Hi. This is a difficult question to explain. Is about Document Undestanding
I have a project where there are different kind of pdf files.
I was thinking on the taxonomy define both types of documents.
Later on, use the classification step to determine which type of document belongs.

But then I want to use MLSkill.
Can I use the same MLSkill for both type of documents?
If so, will all the two types of documents be on same dataset? same pipeline so then same ML Skill? or how should there be two different ones?

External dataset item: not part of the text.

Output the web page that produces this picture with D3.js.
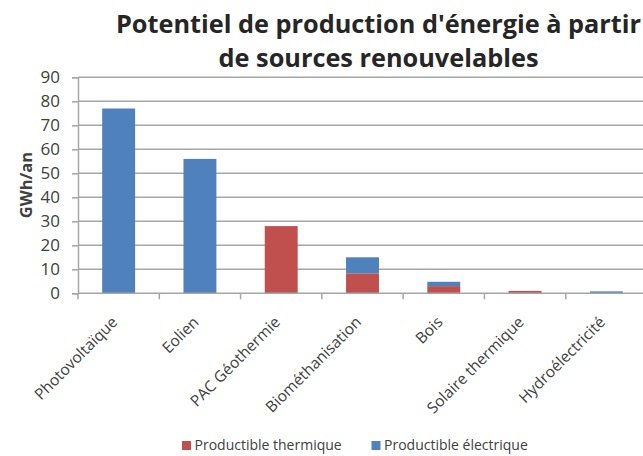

Also when labeling the dataset, how will I do it if fields are going to be totally different?

Hi @JavRR

If the fields are different also you can define all the fields in the Data Labelling under one ML Skill

Say you have 5 fields in document 1 and 5 fields on document 2 which is completely different from document one you can define all the fields and Configure the Extractor accordingly based on the Taxonomy.

Thanks.

1 Like

Thanks. I will try it.
And I suupose that also have to classify in the data labelling?

@JavRR

Can I use the same MLSkill for both type of documents?
  • Yes, you can use the same ML skill for both types of documents
will all the two types of documents be on same dataset?
  • Its not mandatory. But, you have to run multiple pipelines if multiple data sets were created. Try to use single data set unless you don’t have a specific requirement
same pipeline so then same ML Skill?
  • If you are using the same ML skill to train both the documents then same pipeline must be used. If you want to create different ML skills then different pipelines required. Also, it depends on the license you acquire
how will I do it if fields are going to be totally different

*You have to create generic fields that applies to both the documents. If you intended to use multiple ML skills then you create different fields for both the documents

1 Like

Yes @JavRR

For all.
I don’t understand how is it working, but it is working.

I create a taxonomy with 2 different kind of documents.
Document A, has 2 different tables from 2 different sheets
Document B, has 1 table with completely different values.
So there is no correlation.

I uploaded 10 documents A and 10 documents B to AI center , to the data set. I uploaded them on 2 different batches. I label docs A with its 2 respective tables, and left in blank the label of the 3rd table. And of course on doc B I labeled only that single table and left in blank the other. Both labels were present. The important thing is that I create classification when labelling.
I exporte all, and ran the pipeline. Having only 1 ML Skill. And it worked!!!

On my workflow it classifies the type of document and uses the same ml skill.

Thanks everyone because your comments were very helpful and I didn’t stop because of this question.